Чего не будет больше никогда
Похоже, в популярной культуре больше не будет так громко звучать другой посыл Боуи, парадоксально опровергающий предыдущий: ты можешь НЕ все. Смерть, боль, одиночество, холод, религия, Бог – говорить обо всем этом в рамках маскультуры, казалось бы, нонсенс, но Боуи делал это постоянно, и его слушали. Нет другого артиста – не того, кого не слышат уже за перегородкой его стилевого направления, а того, кого слышат и видят все, – кто поднимал бы эти темы с такой глубокой серьезностью, на таком высоком эстетическом уровне и в то же время настолько доступно.
Главное свойство творчества Дэвида было в том, что оно было тревожащим. И после его ухода тем более пресным кажется бодрящийся голос поп-культуры: «everything will be o.k.!»
Нет артиста сравнимого диапазона – такого, который был бы одинаково силен и убедителен и в поп-музыке, и в роке, эстраде, кабаре, джазе, модной электронике, экспериментальной, театральной, тяжелой вплоть до металла, «черной», «белой», любой музыке – и в то же время оставался бы всегда собой, узнаваемым. На горизонте не видно фигуры, которая имела бы шансы на подобное тотальное признание и в мейнстриме, и в авангардной среде. И сомнительно, что в нынешних условиях глубочайшей структуризации музыкальной среды на рынки, рыночки, магазинчики и подвальчики появление такой фигуры возможно: нет той ситуации чистого листа, в которой начинали нынешние «динозавры» и которой сумел воспользоваться только Дэвид и еще буквально считанные его коллеги.
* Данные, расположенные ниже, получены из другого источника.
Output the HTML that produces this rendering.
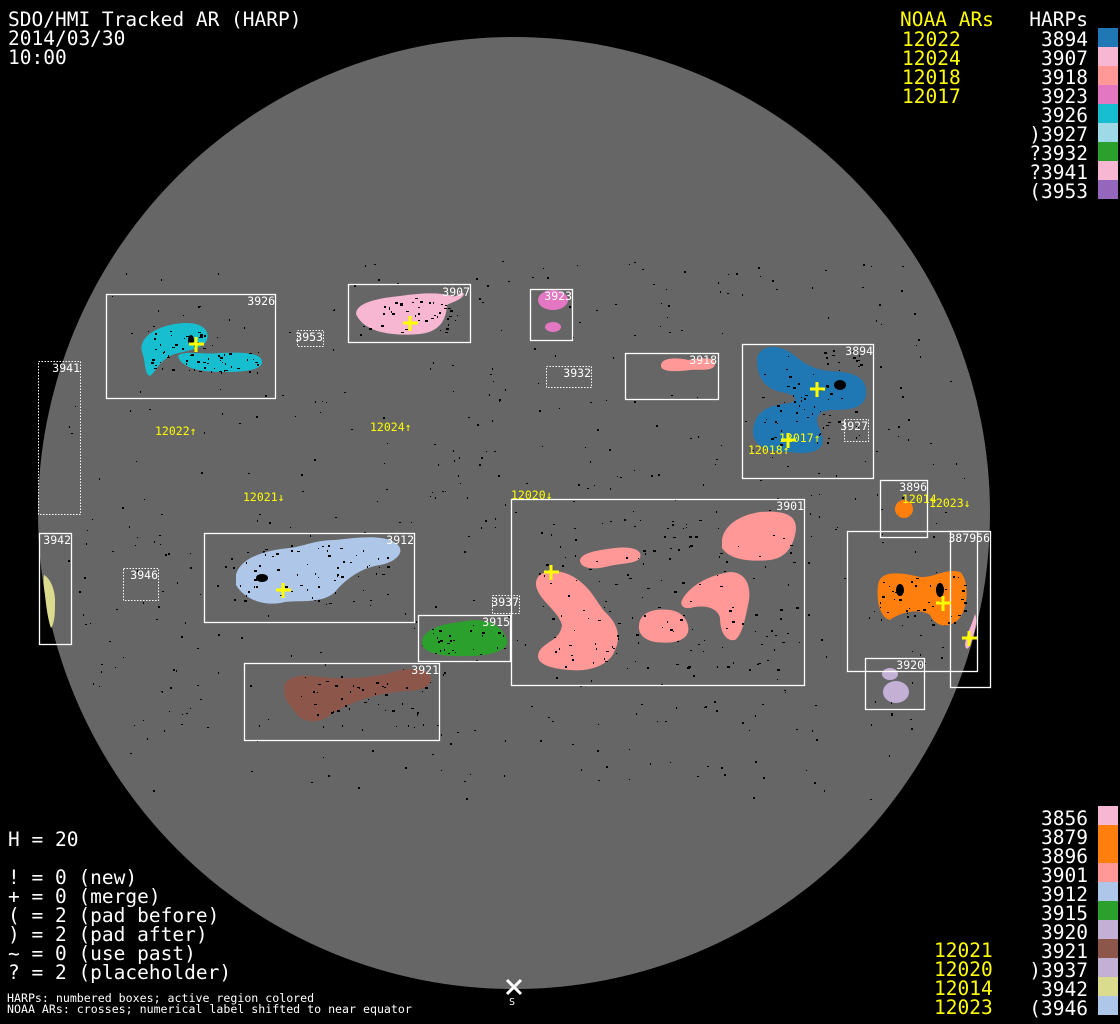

Вполне вероятно, что больше никто не сумеет оставаться актуальным в любой момент своей более чем 50-летней творческой карьеры. Нет, не «рок-хамелеоном», как из статьи в статью повторяют ленивые журналисты – а, напротив, создателем культурно-временных контекстов, которые продолжали жить после того, как он их, создав, оставлял. Теоретически это можно повторить, но пока что это удалось только одному человеку.
Ну и, конечно, больше никто не сможет уйти, как он. Выстроить драму своей смерти с таким потрясающим мужеством и тактом, превратив всю свою жизнь в завершенное произведение искусства просто-таки античной красоты. Это так красиво, что от того страшно – потому что в этом есть что-то выше человеческих сил.